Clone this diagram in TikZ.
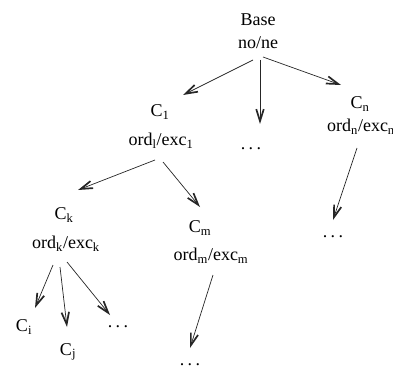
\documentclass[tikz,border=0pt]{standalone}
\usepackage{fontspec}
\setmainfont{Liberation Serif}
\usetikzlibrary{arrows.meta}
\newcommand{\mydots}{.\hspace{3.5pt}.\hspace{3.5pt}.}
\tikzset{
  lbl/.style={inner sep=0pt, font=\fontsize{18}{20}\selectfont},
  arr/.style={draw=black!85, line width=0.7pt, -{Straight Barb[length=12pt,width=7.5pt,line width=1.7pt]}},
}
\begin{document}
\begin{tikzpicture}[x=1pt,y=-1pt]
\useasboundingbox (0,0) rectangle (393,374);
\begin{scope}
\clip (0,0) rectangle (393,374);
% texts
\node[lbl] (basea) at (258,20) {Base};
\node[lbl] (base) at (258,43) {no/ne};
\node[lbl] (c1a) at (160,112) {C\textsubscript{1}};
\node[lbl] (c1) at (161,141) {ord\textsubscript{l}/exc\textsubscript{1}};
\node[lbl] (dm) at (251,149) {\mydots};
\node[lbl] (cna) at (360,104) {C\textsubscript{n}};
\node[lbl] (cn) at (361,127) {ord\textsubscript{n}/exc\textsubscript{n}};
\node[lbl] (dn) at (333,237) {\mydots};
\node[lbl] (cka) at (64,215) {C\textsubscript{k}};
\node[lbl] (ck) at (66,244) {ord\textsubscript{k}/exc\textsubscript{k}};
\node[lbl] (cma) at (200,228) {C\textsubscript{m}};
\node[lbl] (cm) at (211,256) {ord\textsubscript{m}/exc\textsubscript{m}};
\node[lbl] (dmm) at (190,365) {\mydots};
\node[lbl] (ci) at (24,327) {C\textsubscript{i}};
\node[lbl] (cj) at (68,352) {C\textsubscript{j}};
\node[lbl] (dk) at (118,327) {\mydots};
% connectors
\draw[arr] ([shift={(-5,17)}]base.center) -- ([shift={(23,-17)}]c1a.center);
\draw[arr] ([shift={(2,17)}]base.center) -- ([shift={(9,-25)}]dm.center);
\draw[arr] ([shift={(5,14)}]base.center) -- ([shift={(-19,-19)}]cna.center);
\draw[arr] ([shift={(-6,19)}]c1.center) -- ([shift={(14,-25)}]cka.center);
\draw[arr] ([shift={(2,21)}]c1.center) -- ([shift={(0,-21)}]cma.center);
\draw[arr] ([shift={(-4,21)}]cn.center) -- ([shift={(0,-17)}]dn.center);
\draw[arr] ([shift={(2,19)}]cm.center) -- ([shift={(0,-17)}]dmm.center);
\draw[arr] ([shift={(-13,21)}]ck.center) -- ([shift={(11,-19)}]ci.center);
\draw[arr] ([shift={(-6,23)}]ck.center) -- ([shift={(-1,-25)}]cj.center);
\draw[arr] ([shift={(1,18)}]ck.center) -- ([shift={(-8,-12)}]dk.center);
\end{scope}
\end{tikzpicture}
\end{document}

....

Problem to work on: Restate the whole listing above exactly, except for its images.

Solution to this exercise:
Clone this diagram in TikZ.
\documentclass[tikz,border=0pt]{standalone}
\usepackage{fontspec}
\setmainfont{Liberation Serif}
\usetikzlibrary{arrows.meta}
\newcommand{\mydots}{.\hspace{3.5pt}.\hspace{3.5pt}.}
\tikzset{
  lbl/.style={inner sep=0pt, font=\fontsize{18}{20}\selectfont},
  arr/.style={draw=black!85, line width=0.7pt, -{Straight Barb[length=12pt,width=7.5pt,line width=1.7pt]}},
}
\begin{document}
\begin{tikzpicture}[x=1pt,y=-1pt]
\useasboundingbox (0,0) rectangle (393,374);
\begin{scope}
\clip (0,0) rectangle (393,374);
% texts
\node[lbl] (basea) at (258,20) {Base};
\node[lbl] (base) at (258,43) {no/ne};
\node[lbl] (c1a) at (160,112) {C\textsubscript{1}};
\node[lbl] (c1) at (161,141) {ord\textsubscript{l}/exc\textsubscript{1}};
\node[lbl] (dm) at (251,149) {\mydots};
\node[lbl] (cna) at (360,104) {C\textsubscript{n}};
\node[lbl] (cn) at (361,127) {ord\textsubscript{n}/exc\textsubscript{n}};
\node[lbl] (dn) at (333,237) {\mydots};
\node[lbl] (cka) at (64,215) {C\textsubscript{k}};
\node[lbl] (ck) at (66,244) {ord\textsubscript{k}/exc\textsubscript{k}};
\node[lbl] (cma) at (200,228) {C\textsubscript{m}};
\node[lbl] (cm) at (211,256) {ord\textsubscript{m}/exc\textsubscript{m}};
\node[lbl] (dmm) at (190,365) {\mydots};
\node[lbl] (ci) at (24,327) {C\textsubscript{i}};
\node[lbl] (cj) at (68,352) {C\textsubscript{j}};
\node[lbl] (dk) at (118,327) {\mydots};
% connectors
\draw[arr] ([shift={(-5,17)}]base.center) -- ([shift={(23,-17)}]c1a.center);
\draw[arr] ([shift={(2,17)}]base.center) -- ([shift={(9,-25)}]dm.center);
\draw[arr] ([shift={(5,14)}]base.center) -- ([shift={(-19,-19)}]cna.center);
\draw[arr] ([shift={(-6,19)}]c1.center) -- ([shift={(14,-25)}]cka.center);
\draw[arr] ([shift={(2,21)}]c1.center) -- ([shift={(0,-21)}]cma.center);
\draw[arr] ([shift={(-4,21)}]cn.center) -- ([shift={(0,-17)}]dn.center);
\draw[arr] ([shift={(2,19)}]cm.center) -- ([shift={(0,-17)}]dmm.center);
\draw[arr] ([shift={(-13,21)}]ck.center) -- ([shift={(11,-19)}]ci.center);
\draw[arr] ([shift={(-6,23)}]ck.center) -- ([shift={(-1,-25)}]cj.center);
\draw[arr] ([shift={(1,18)}]ck.center) -- ([shift={(-8,-12)}]dk.center);
\end{scope}
\end{tikzpicture}
\end{document}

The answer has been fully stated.